The Wilson-Davis Memo
Notes from a meeting between Vice Admiral Thomas Wilson and Dr. Eric Davis — October 16, 2002
What The Document Says
The Wilson-Davis memo is a 15-page document of handwritten notes allegedly taken by astrophysicist Dr. Eric Davis during a meeting with Vice Admiral Thomas Wilson at the EG&G facility in Las Vegas on October 16, 2002. Wilson was the Director of the Defense Intelligence Agency from 1999–2002 and had previously served as Director of Intelligence for the Joint Chiefs of Staff.
According to the notes, Wilson described a 1997 encounter in which he attempted to access a classified UAP-related programme held by a private aerospace contractor. Despite his senior rank and clearance, Wilson was denied access by programme security personnel who told him he did not have a “need to know.” When Wilson escalated through the Inspector General and Under Secretary of Defense for Intelligence, he was told the programme was legal, properly oversight, and he still could not access it.
The contractor programme, according to the document, was involved in reverse engineering recovered non-human technology — materials from an object not made by human hands, with no discernible propulsion system, and materials science that was beyond anything in the classified US inventory.
Provenance and Authentication
The document surfaced publicly in April 2019 when it was found in the papers of astronaut and UAP researcher Dr.

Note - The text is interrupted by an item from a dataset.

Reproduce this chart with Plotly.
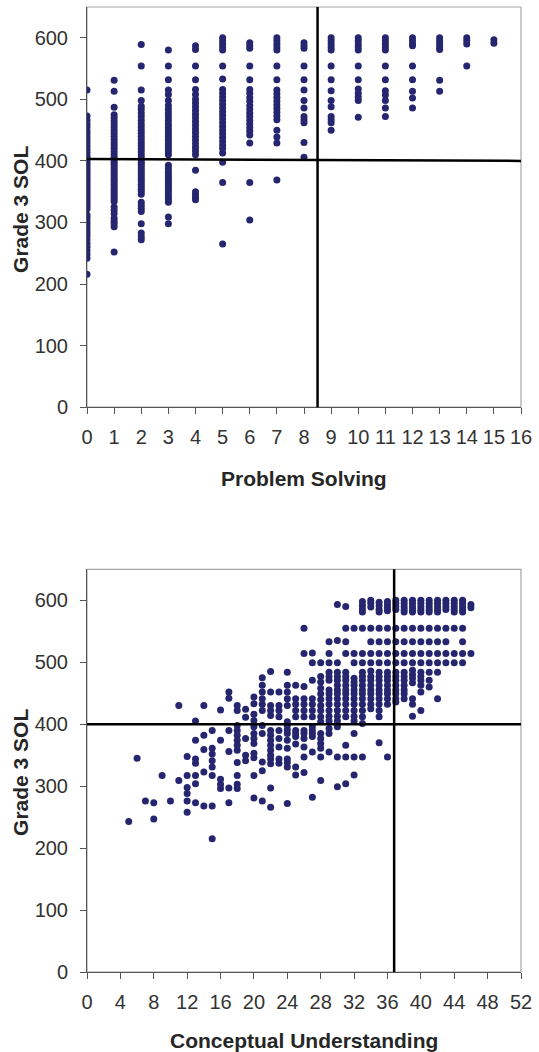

Edgar Mitchell at the Mitchell family estate, and was posted online by researcher Roger Glassel. It was subsequently obtained by researcher Grant Cameron and journalist Keith Basterfield.
Dr. Eric Davis has confirmed the meeting took place but has not confirmed or denied the specific content of the notes, citing classification concerns. Admiral Wilson has denied the meeting occurred. Multiple document analysts have assessed the handwriting as consistent with Davis’s known writing samples. The document has never been officially confirmed or denied by the US government.
Why This Matters
If authentic, the Wilson-Davis memo is the most significant UAP document in existence. It describes a functioning reverse-engineering programme held by a private contractor, operating with congressional oversight but inaccessible to the Director of the DIA. This is precisely the structure David Grusch described under oath to Congress in 2023 — a special access programme hidden within a private contractor, deliberately structured to evade government oversight. The document is either a sophisticated fabrication or the smoking gun of everything.